Efficient Learning Algorithms Yield Circuit Lower Bounds

Abstract

We describe a new approach for understanding the difficulty of designing efficient learning algorithms. We prove that the existence of an efficient learning algorithm for a circuit class C in Angluin’s model of exact learning from membership and equivalence queries or in Valiant’s PAC model yields a lower bound against C. More specifically, we prove that any subexponential time, determinstic exact learning algorithm for C (from membership and equivalence queries) implies the existence of a function f in EXP ^NP such that \(f \not\in C\). If C is PAC learnable with membership queries under the uniform distribution or Exact learnable in randomized polynomial time, we prove that there exists a function f ∈BPEXP (the exponential time analog of BPP) such that \(f {\not\in} C\).

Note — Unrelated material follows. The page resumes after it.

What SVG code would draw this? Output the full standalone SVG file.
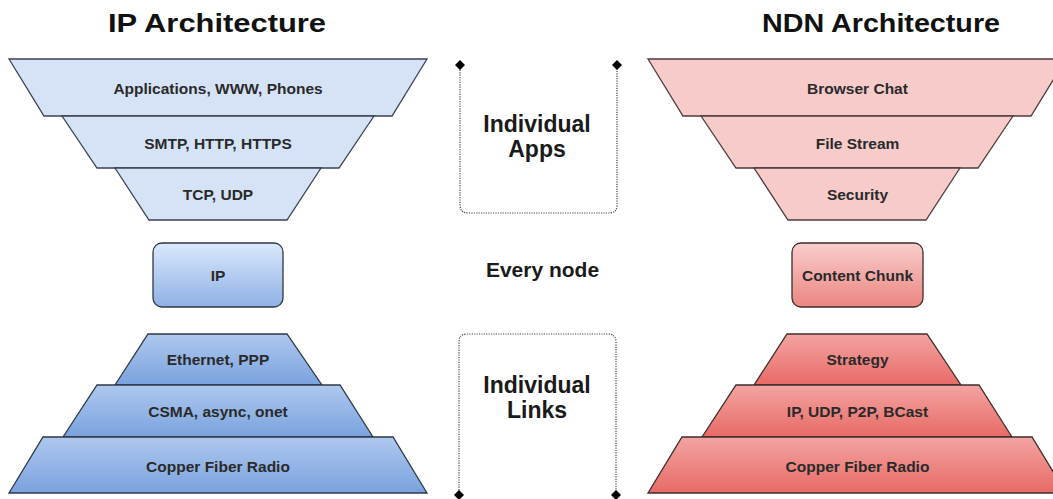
<svg xmlns="http://www.w3.org/2000/svg" width="1053" height="499" viewBox="0 0 1053 499">
<style>
  .lbl { font-family: "Liberation Sans", Arial, sans-serif; font-size: 15.5px; font-weight: bold; fill: #2a2a2a; text-anchor: middle; }
  .title { font-family: "Liberation Sans", Arial, sans-serif; font-size: 26px; font-weight: bold; fill: #111; text-anchor: middle; }
  .mid { font-family: "Liberation Sans", Arial, sans-serif; font-size: 23px; font-weight: bold; fill: #1a1a1a; text-anchor: middle; }
  .mid2 { font-family: "Liberation Sans", Arial, sans-serif; font-size: 21px; font-weight: bold; fill: #1a1a1a; text-anchor: middle; }
  .ipTop { fill: #d6e3f7; stroke: #3a4350; stroke-width: 1.3; }
  .ipBot { fill: url(#gBlueBot); stroke: #2f3845; stroke-width: 1.3; }
  .ipMid { fill: url(#gBlueMid); stroke: #2f3845; stroke-width: 1.3; }
  .ndnTop { fill: #f6cbca; stroke: #4e3c3c; stroke-width: 1.3; }
  .ndnBot { fill: url(#gRedBot); stroke: #3f2c2c; stroke-width: 1.3; }
  .ndnMid { fill: url(#gRedMid); stroke: #3f2c2c; stroke-width: 1.3; }
  .conn { fill: none; stroke: #444; stroke-width: 1.2; stroke-dasharray: 1.2 1.2; marker-start: url(#dia); marker-end: url(#dia); }
</style>
<defs>
  <linearGradient id="gBlueMid" x1="0" y1="0" x2="0" y2="1">
    <stop offset="0" stop-color="#dae8fc"/>
    <stop offset="1" stop-color="#8fb1e4"/>
  </linearGradient>
  <linearGradient id="gBlueBot" x1="0" y1="0" x2="0" y2="1">
    <stop offset="0" stop-color="#aec8ef"/>
    <stop offset="1" stop-color="#7aa2de"/>
  </linearGradient>
  <linearGradient id="gRedMid" x1="0" y1="0" x2="0" y2="1">
    <stop offset="0" stop-color="#f8cecc"/>
    <stop offset="1" stop-color="#ec8581"/>
  </linearGradient>
  <linearGradient id="gRedBot" x1="0" y1="0" x2="0" y2="1">
    <stop offset="0" stop-color="#f3a4a2"/>
    <stop offset="1" stop-color="#e86a66"/>
  </linearGradient>
  <marker id="dia" viewBox="0 0 10 10" refX="5" refY="5" markerWidth="10" markerHeight="10" markerUnits="userSpaceOnUse" orient="auto">
    <path d="M0,5 L5,0 L10,5 L5,10 Z" fill="#000"/>
  </marker>
</defs>

<g id="titles">
  <text class="title" x="217" y="32" textLength="218" lengthAdjust="spacingAndGlyphs">IP Architecture</text>
  <text class="title" x="881" y="32" textLength="238" lengthAdjust="spacingAndGlyphs">NDN Architecture</text>
</g>

<g id="connectors">
  <path class="conn" d="M460,65 V205 Q460,213 468,213 H609 Q617,213 617,205 V65"/>
  <path class="conn" d="M459,495 V342 Q459,334 467,334 H608 Q616,334 616,342 V495"/>
</g>

<g id="ip-apps">
  <polygon class="ipTop" points="9,59 427,59 392,116 44,116"/>
  <text class="lbl" x="218" y="93.5">Applications, WWW, Phones</text>
</g>
<g id="ip-smtp">
  <polygon class="ipTop" points="62,116 374,116 339,168 97,168"/>
  <text class="lbl" x="218" y="148.5">SMTP, HTTP, HTTPS</text>
</g>
<g id="ip-tcp">
  <polygon class="ipTop" points="115,168 321,168 287,220 149,220"/>
  <text class="lbl" x="218" y="200">TCP, UDP</text>
</g>
<g id="ip-ip">
  <rect class="ipMid" x="153" y="243" width="130" height="64" rx="9" ry="9"/>
  <text class="lbl" x="218" y="281">IP</text>
</g>
<g id="ip-ethernet">
  <polygon class="ipBot" points="148,334 287,334 322,385 115,385"/>
  <text class="lbl" x="218" y="365">Ethernet, PPP</text>
</g>
<g id="ip-csma">
  <polygon class="ipBot" points="97,385 340,385 373,437 63,437"/>
  <text class="lbl" x="218" y="417">CSMA, async, onet</text>
</g>
<g id="ip-copper">
  <polygon class="ipBot" points="43,437 393,437 427,493 9,493"/>
  <text class="lbl" x="218" y="472">Copper Fiber Radio</text>
</g>

<g id="mid-apps">
  <text class="mid" x="537" y="132">Individual</text>
  <text class="mid" x="537" y="157">Apps</text>
</g>
<g id="mid-every">
  <text class="mid2" x="542.5" y="277">Every node</text>
</g>
<g id="mid-links">
  <text class="mid" x="537" y="393">Individual</text>
  <text class="mid" x="537" y="418">Links</text>
</g>

<g id="ndn-browser">
  <polygon class="ndnTop" points="648,59 1066,59 1031,116 683,116"/>
  <text class="lbl" x="857.5" y="93.5">Browser Chat</text>
</g>
<g id="ndn-file">
  <polygon class="ndnTop" points="701,116 1013,116 978,168 736,168"/>
  <text class="lbl" x="857.5" y="148.5">File Stream</text>
</g>
<g id="ndn-security">
  <polygon class="ndnTop" points="754,168 960,168 926,220 788,220"/>
  <text class="lbl" x="857.5" y="200">Security</text>
</g>
<g id="ndn-chunk">
  <rect class="ndnMid" x="792" y="243" width="131" height="64" rx="9" ry="9"/>
  <text class="lbl" x="857.5" y="281">Content Chunk</text>
</g>
<g id="ndn-strategy">
  <polygon class="ndnBot" points="787,334 927,334 961,385 754,385"/>
  <text class="lbl" x="857.5" y="365">Strategy</text>
</g>
<g id="ndn-ipudp">
  <polygon class="ndnBot" points="736,385 979,385 1012,437 702,437"/>
  <text class="lbl" x="857.5" y="417">IP, UDP, P2P, BCast</text>
</g>
<g id="ndn-copper">
  <polygon class="ndnBot" points="682,437 1032,437 1066,493 648,493"/>
  <text class="lbl" x="857.5" y="472">Copper Fiber Radio</text>
</g>
</svg>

For C equal to polynomial-size, depth-two threshold circuits (i.e., neural networks with a polynomial number of hidden nodes), our result shows that efficient learning algorithms for this class would solve one of the most challenging open problems in computational complexity theory: proving the existence of a function in EXP ^NP or BPEXP that cannot be computed by circuits from C. We are not aware of any representation-independent hardness results for learning polynomial-size depth-2 neural networks.

Our approach uses the framework of the breakthrough result due to Kabanets and Impagliazzo showing that derandomizing BPP yields non-trivial circuit lower bounds.